No, silence was definitely a thing to enjoy, and this was the closest he was likely to get. The only sound was the roar of the wind outside as the Fury of Gallicus descended into the atmosphere of Orath. Muted by the thick plasteel and ceramite plates of the gunship’s armour, it sounded like the breeze on a summer day on Iax. Appropriate, he considered. The planet below, according to the reports, was similar to the Garden of Ultramar, verdant and devoted to producing food for other worlds in Ultima Segmentum.
And it was protected by the Ultramarines. That was an important similarity. Aeroth glanced around at the other occupants of the Stormraven. Three members of his squad stood, as did he
, arms raised, the outsized fists of their Centurion warsuits gripping thick bars bolted onto the ceiling of the cramped cabin.

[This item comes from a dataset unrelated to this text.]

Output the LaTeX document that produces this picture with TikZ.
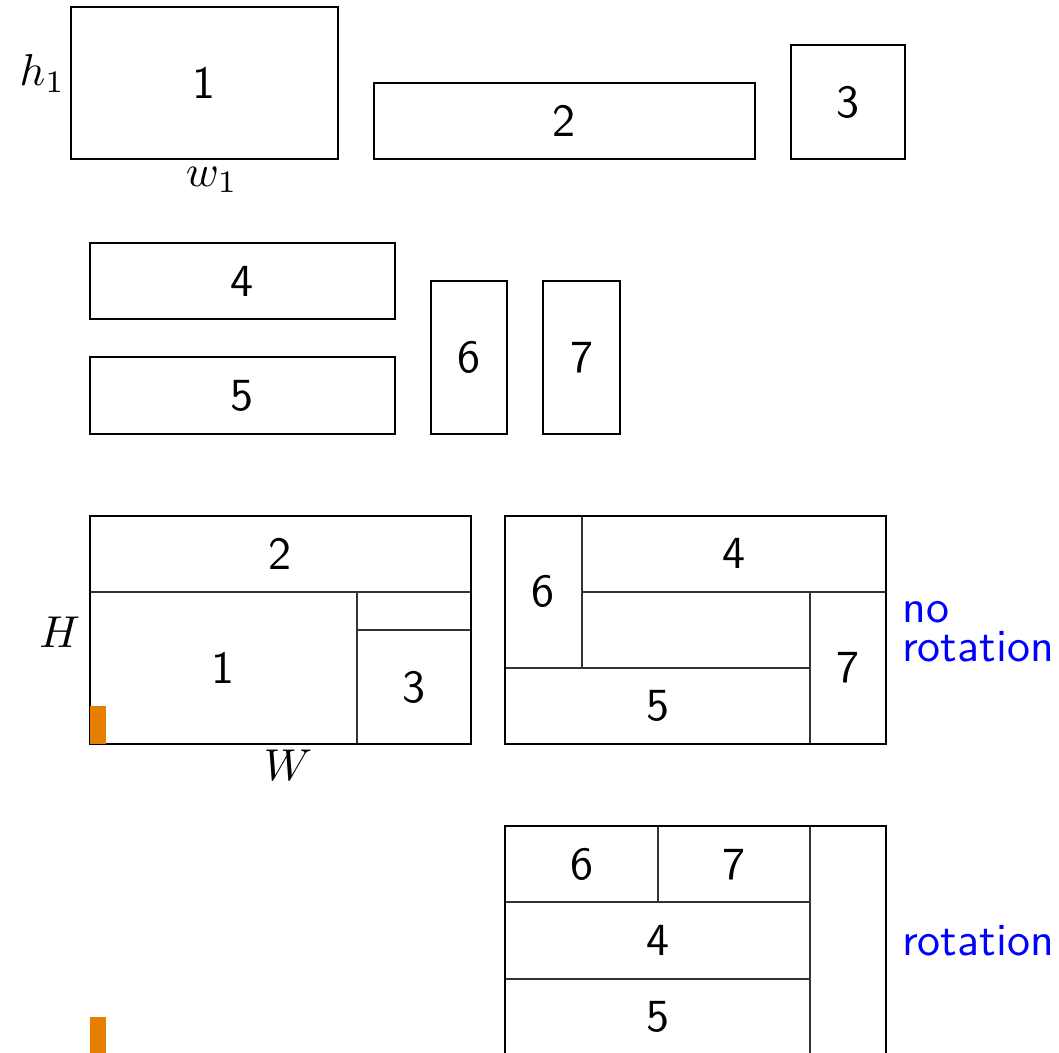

The fifth and final Space Marine was clad only in a suit of particularly fine power armour. It was of ancient design, its deadly functionality augmented by baroque ornamentation. It was as black as the void, each plate engraved with passages from the Codex Astartes, the closest thing to a holy tome that the sons of Roboute Guilliman had. Where a battle-brother of the line companies might wear an aquila on his chest and battle-honours on his knee-pads and greaves, the black-armoured warrior had skulls. Each was tiny, carved from bone and engraved with a name.
There were sixty-seven such skulls on Chaplain Manet Sentina’s armour.
The Chaplain looked up and met Aeroth’s gaze. Sentina’s helmet was mag-locked to his thigh, the gleaming white skull of the faceplate staring at the floor. His skin was dark and his shaven head reflected what little light emanated from the lumen-strips running along the compartment’s ceiling. His eyes were set deep into a broad face, and they betrayed nothing of Sentina’s thoughts or mood.
‘Seventeen minutes to Fort Garm.’
Techmarine Isachaar’s voice cut through the silence, blaring from the vox-caster set into the corner of the cabin.
‘Acknowledged,’ said Aeroth. ‘How do conditions look on the ground?’
There was a pause before Isachaar’s emotionless burr, replete with mechanical undertones, answered.
‘No response from the fort. The main force on the northern continent reports infernal mists. Evidence of blight in the farmlands. Estimated millions dead. Unconfirmed sightings of civilians attacking one another.’
‘Attacking one another?’ cut in Brother Oenomaus. ‘What madness could make them do such a thing?’
‘Many things can turn brother on brother, young one,’ replied Lentulus. ‘Even within brotherhoods such as ours, civil war is not unknown. For undisciplined humans, anything is possible.’